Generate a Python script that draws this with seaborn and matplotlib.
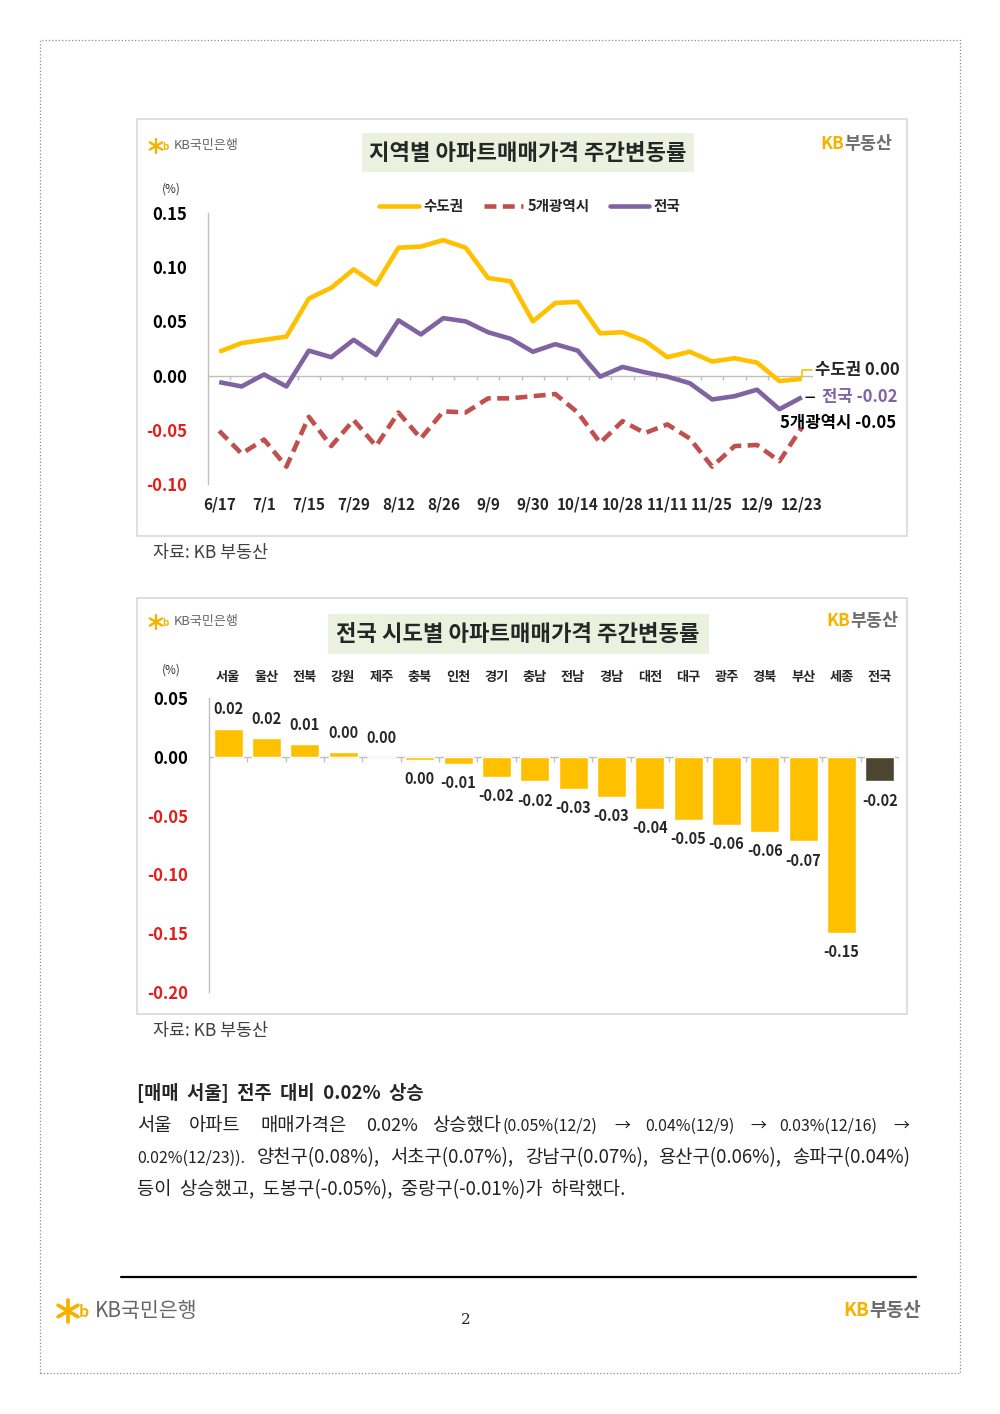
import numpy as np
import pandas as pd
import matplotlib
matplotlib.use("Agg")
import matplotlib.pyplot as plt
import seaborn as sns
from matplotlib.patches import Rectangle
from matplotlib.lines import Line2D
from matplotlib.transforms import blended_transform_factory

sns.set_theme(style="white")
plt.rcParams["font.family"] = ["Noto Sans CJK KR", "DejaVu Sans"]
plt.rcParams["axes.unicode_minus"] = False

# ---- 지역별 아파트매매가격 주간변동률 (%)
weeks = ["6/17", "6/24", "7/1", "7/8", "7/15", "7/22", "7/29", "8/5", "8/12", "8/19", "8/26", "9/2", "9/9",
         "9/23", "9/30", "10/7", "10/14", "10/21", "10/28", "11/4", "11/11", "11/18", "11/25", "12/2",
         "12/9", "12/16", "12/23"]
sudo = [0.022, 0.030, 0.033, 0.036, 0.071, 0.081, 0.098, 0.084, 0.118, 0.119, 0.125, 0.118, 0.090,
        0.087, 0.050, 0.067, 0.068, 0.039, 0.040, 0.032, 0.017, 0.022, 0.013, 0.016, 0.012, -0.005, -0.003]
metro5 = [-0.051, -0.072, -0.059, -0.084, -0.038, -0.065, -0.041, -0.065, -0.034, -0.058, -0.033, -0.034, -0.021,
          -0.021, -0.019, -0.017, -0.034, -0.062, -0.042, -0.053, -0.045, -0.058, -0.084, -0.065, -0.064, -0.079, -0.048]
nation = [-0.006, -0.010, 0.001, -0.010, 0.023, 0.017, 0.033, 0.019, 0.051, 0.038, 0.053, 0.050, 0.040,
          0.034, 0.022, 0.029, 0.023, -0.001, 0.008, 0.003, -0.001, -0.007, -0.022, -0.019, -0.013, -0.031, -0.020]
series_names = ["수도권", "5개광역시", "전국"]
end_labels = ["수도권 0.00", "5개광역시 -0.05", "전국 -0.02"]

# ---- 전국 시도별 아파트매매가격 주간변동률 (%)
regions = ["서울", "울산", "전북", "강원", "제주", "충북", "인천", "경기", "충남", "전남", "경남", "대전",
           "대구", "광주", "경북", "부산", "세종", "전국"]
region_vals = [0.024, 0.016, 0.011, 0.004, 0.000, -0.003, -0.006, -0.017, -0.021, -0.027, -0.034, -0.044,
               -0.054, -0.058, -0.064, -0.072, -0.150, -0.021]

YELLOW = "#FFC000"
RED = "#C0504D"
PURPLE = "#8064A2"
NEG_RED = "#E0201B"
GRID = "#BFBFBF"

W, H = 1000, 1414
fig = plt.figure(figsize=(W / 100, H / 100), dpi=100)
fig.patch.set_facecolor("white")


def fx(x):
    return x / W


def fy(y):
    return 1 - y / H


def ftext(x, y, s, **kw):
    fig.text(fx(x), fy(y), s, **kw)


def box(x0, y0, x1, y1, **kw):
    fig.add_artist(Rectangle((fx(x0), fy(y1)), (x1 - x0) / W, (y1 - y0) / H,
                             transform=fig.transFigure, **kw))


def kb_bank(x, y, size):
    # 별 모양 + KB국민은행
    r = size * 0.6
    for ang in (90, 30, 150):
        a = np.deg2rad(ang)
        fig.add_artist(Line2D([fx(x - r * np.cos(a)), fx(x + r * np.cos(a))],
                              [fy(y + r * np.sin(a)), fy(y - r * np.sin(a))],
                              transform=fig.transFigure, color="#F5B300", lw=size / 7))
    ftext(x + r * 0.9, y + 1, "b", color="#F5B300", fontsize=size * 0.6, ha="left", va="center",
          fontweight="bold")
    ftext(x + r * 2.4, y, "KB국민은행", color="#666666", fontsize=size * 0.78, ha="left", va="center")


def kb_land(x, y, size):
    ftext(x, y, "KB", color="#F5B300", fontsize=size, fontweight="bold", ha="left", va="center")
    ftext(x + size * 1.95, y, "부동산", color="#6D6D6D", fontsize=size, fontweight="bold", ha="left", va="center")


# 페이지 테두리
box(40, 40, 960, 1373, fill=False, ec="#8C8C8C", lw=0.9, ls=":")

# ================= 차트 1 =================
box(137, 119, 907, 536, fill=False, ec="#D9D9D9", lw=1.2)
box(362, 133, 694, 172, fc="#EBF1DE", ec="none")
ftext(528, 153, "지역별 아파트매매가격 주간변동률", fontsize=16, fontweight="bold", ha="center", va="center")
kb_bank(156, 146, 12)
kb_land(820, 144, 12.5)
ftext(171, 189, "(%)", fontsize=8.5, ha="center", va="center", color="#333333")

ax1 = fig.add_axes([fx(208), fy(484), (813 - 208) / W, (484 - 213) / H])
pos = np.arange(len(weeks))
df = pd.DataFrame({
    "pos": np.tile(pos, 3),
    "변동률": sudo + metro5 + nation,
    "지역": np.repeat(series_names, len(weeks)),
})
palette = {"수도권": YELLOW, "5개광역시": RED, "전국": PURPLE}
sns.lineplot(data=df, x="pos", y="변동률", hue="지역", style="지역", palette=palette,
             dashes={"수도권": "", "5개광역시": (2.6, 1.4), "전국": ""},
             linewidth=3.3, legend=False, ax=ax1, sort=False)
for ln in ax1.lines:
    ln.set_solid_capstyle("butt")

ax1.set_xlim(-0.5, len(weeks) - 0.5)
ax1.set_ylim(-0.10, 0.15)
ax1.set_xlabel("")
ax1.set_ylabel("")
for s in ("top", "right", "bottom"):
    ax1.spines[s].set_visible(False)
ax1.spines["left"].set_color(GRID)
ax1.spines["left"].set_linewidth(1)
ax1.axhline(0, color=GRID, lw=1, zorder=0)
ax1.vlines(np.arange(-0.5, len(weeks)), 0, -0.0045, color=GRID, lw=1, zorder=0)

ax1.set_xticks(pos[::2])
ax1.set_xticklabels(weeks[::2], fontsize=11, fontweight="bold")
ax1.tick_params(axis="x", length=0, pad=9)
yt1 = [-0.10, -0.05, 0.0, 0.05, 0.10, 0.15]
ax1.set_yticks(yt1)
ax1.set_yticklabels([f"{v:.2f}" for v in yt1], fontsize=12, fontweight="bold")
ax1.tick_params(axis="y", direction="in", length=3, color=GRID, pad=15)
for lab, v in zip(ax1.get_yticklabels(), yt1):
    lab.set_color(NEG_RED if v < 0 else "black")

# 범례
handles = [Line2D([], [], color=YELLOW, lw=3.3),
           Line2D([], [], color=RED, lw=3.3, dashes=(2.6, 1.4)),
           Line2D([], [], color=PURPLE, lw=3.3)]
fig.legend(handles, series_names, ncol=3, loc="center", bbox_to_anchor=(fx(530), fy(206)),
           frameon=False, handlelength=2.7, handletextpad=0.3, columnspacing=1.4,
           prop={"size": 10.5, "weight": "bold"})

# 끝점 라벨
last = len(weeks) - 1
ax1.annotate(end_labels[0], xy=(last, sudo[-1]), xytext=(9.5, 6.5), textcoords="offset points",
             ha="left", va="center", fontsize=12, fontweight="bold",
             arrowprops=dict(arrowstyle="-", color=YELLOW, lw=1.2, shrinkA=0, shrinkB=1,
                             connectionstyle="angle,angleA=0,angleB=90,rad=0"))
ax1.annotate(end_labels[2], xy=(last, nation[-1]), xytext=(14.5, 0), textcoords="offset points",
             ha="left", va="center", fontsize=12, fontweight="bold", color=PURPLE,
             arrowprops=dict(arrowstyle="-", color="black", lw=1, shrinkA=3, shrinkB=3))
ax1.annotate(end_labels[1], xy=(last, metro5[-1]), xytext=(-15.5, 3), textcoords="offset points",
             ha="left", va="center", fontsize=12, fontweight="bold", color="black")

ftext(153, 553, "자료: KB 부동산", fontsize=12.5, ha="left", va="center", color="#404040")

# ================= 차트 2 =================
box(137, 598, 907, 1014, fill=False, ec="#D9D9D9", lw=1.2)
box(328, 614, 709, 654, fc="#EBF1DE", ec="none")
ftext(518, 634, "전국 시도별 아파트매매가격 주간변동률", fontsize=16, fontweight="bold", ha="center", va="center")
kb_bank(156, 622, 12)
kb_land(826, 621, 12.5)
ftext(171, 670, "(%)", fontsize=8.5, ha="center", va="center", color="#333333")

ax2 = fig.add_axes([fx(209), fy(992), (899 - 209) / W, (992 - 698) / H])
bar_colors = [YELLOW] * (len(regions) - 1) + ["#4D4530"]
sns.barplot(x=regions, y=region_vals, hue=regions, palette=bar_colors, legend=False,
            width=0.76, saturation=1, ax=ax2)
ax2.set_xlim(-0.5, len(regions) - 0.5)
ax2.set_ylim(-0.20, 0.05)
for s in ("top", "right", "bottom"):
    ax2.spines[s].set_visible(False)
ax2.spines["left"].set_color(GRID)
ax2.spines["left"].set_linewidth(1)
ax2.axhline(0, color=GRID, lw=1, zorder=0)
ax2.vlines(np.arange(-0.5, len(regions)), 0, -0.0042, color=GRID, lw=1, zorder=0)

val_labels = [f"{v:.2f}".replace("-0.00", "0.00") for v in region_vals]
for cont, lab in zip(ax2.containers, val_labels):
    ax2.bar_label(cont, labels=[lab], padding=8, fontsize=10.5, fontweight="bold")

ax2.set_xticks([])
trans = blended_transform_factory(ax2.transData, ax2.transAxes)
for i, r in enumerate(regions):
    ax2.text(i, 1 + 21 / 294, r, transform=trans, ha="center", va="center",
             fontsize=9.5, fontweight="bold")
yt2 = [-0.20, -0.15, -0.10, -0.05, 0.0, 0.05]
ax2.set_yticks(yt2)
ax2.set_yticklabels([f"{v:.2f}" for v in yt2], fontsize=12, fontweight="bold")
ax2.tick_params(axis="y", direction="in", length=3, color=GRID, pad=15)
for lab, v in zip(ax2.get_yticklabels(), yt2):
    lab.set_color(NEG_RED if v < 0 else "black")

ftext(153, 1031, "자료: KB 부동산", fontsize=12.5, ha="left", va="center", color="#404040")

# ================= 본문 =================
ftext(137, 1093, "[매매  서울]  전주  대비  0.02%  상승", fontsize=13.5, fontweight="bold", ha="left", va="center")
L, S = 13.5, 11.5
line1 = [(137, "서울", L), (189, "아파트", L), (260, "매매가격은", L), (366, "0.02%", 13),
         (432, "상승했다", L), (503, "(0.05%(12/2)", S), (614, "→", S), (645, "0.04%(12/9)", S),
         (750, "→", S), (779, "0.03%(12/16)", S), (893, "→", S)]
line2 = [(137, "0.02%(12/23)).", S), (257, "양천구(0.08%),", L), (390, "서초구(0.07%),", L),
         (525, "강남구(0.07%),", L), (658, "용산구(0.06%),", L), (792, "송파구(0.04%)", L)]
for x, t, sz in line1:
    ftext(x, 1126, t, fontsize=sz, ha="left", va="center", color="#222222")
for x, t, sz in line2:
    ftext(x, 1158, t, fontsize=sz, ha="left", va="center", color="#222222")
ftext(137, 1190, "등이  상승했고,  도봉구(-0.05%),  중랑구(-0.01%)가  하락했다.", fontsize=L,
      ha="left", va="center", color="#222222")

# ================= 하단 =================
fig.add_artist(Line2D([fx(121), fx(916)], [fy(1277), fy(1277)], transform=fig.transFigure,
                      color="black", lw=1.6))
kb_bank(68, 1311, 19)
ftext(466, 1320, "2", fontsize=11, family="DejaVu Serif", ha="center", va="center")
kb_land(843, 1310, 13.5)

fig.savefig("out.png", dpi=100, facecolor="white")
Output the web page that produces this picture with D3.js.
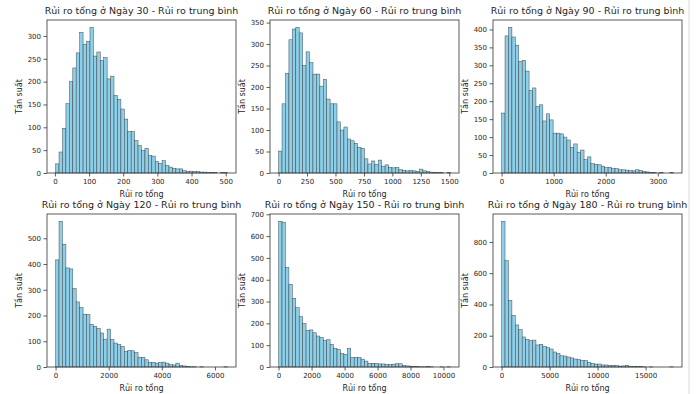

*EXERCISE:* Return only the lines from the start of the data through the line that contains "from matplotlib.transforms import", please, copying them exactly and omitting all pictures.

*THE RESULT:*
Generate a Python script that draws this with seaborn and matplotlib.
import numpy as np
import pandas as pd
import matplotlib
matplotlib.use("Agg")
import matplotlib.pyplot as plt
import seaborn as sns
from matplotlib.patches import Rectangle
from matplotlib.lines import Line2D
from matplotlib.transforms import blended_transform_factory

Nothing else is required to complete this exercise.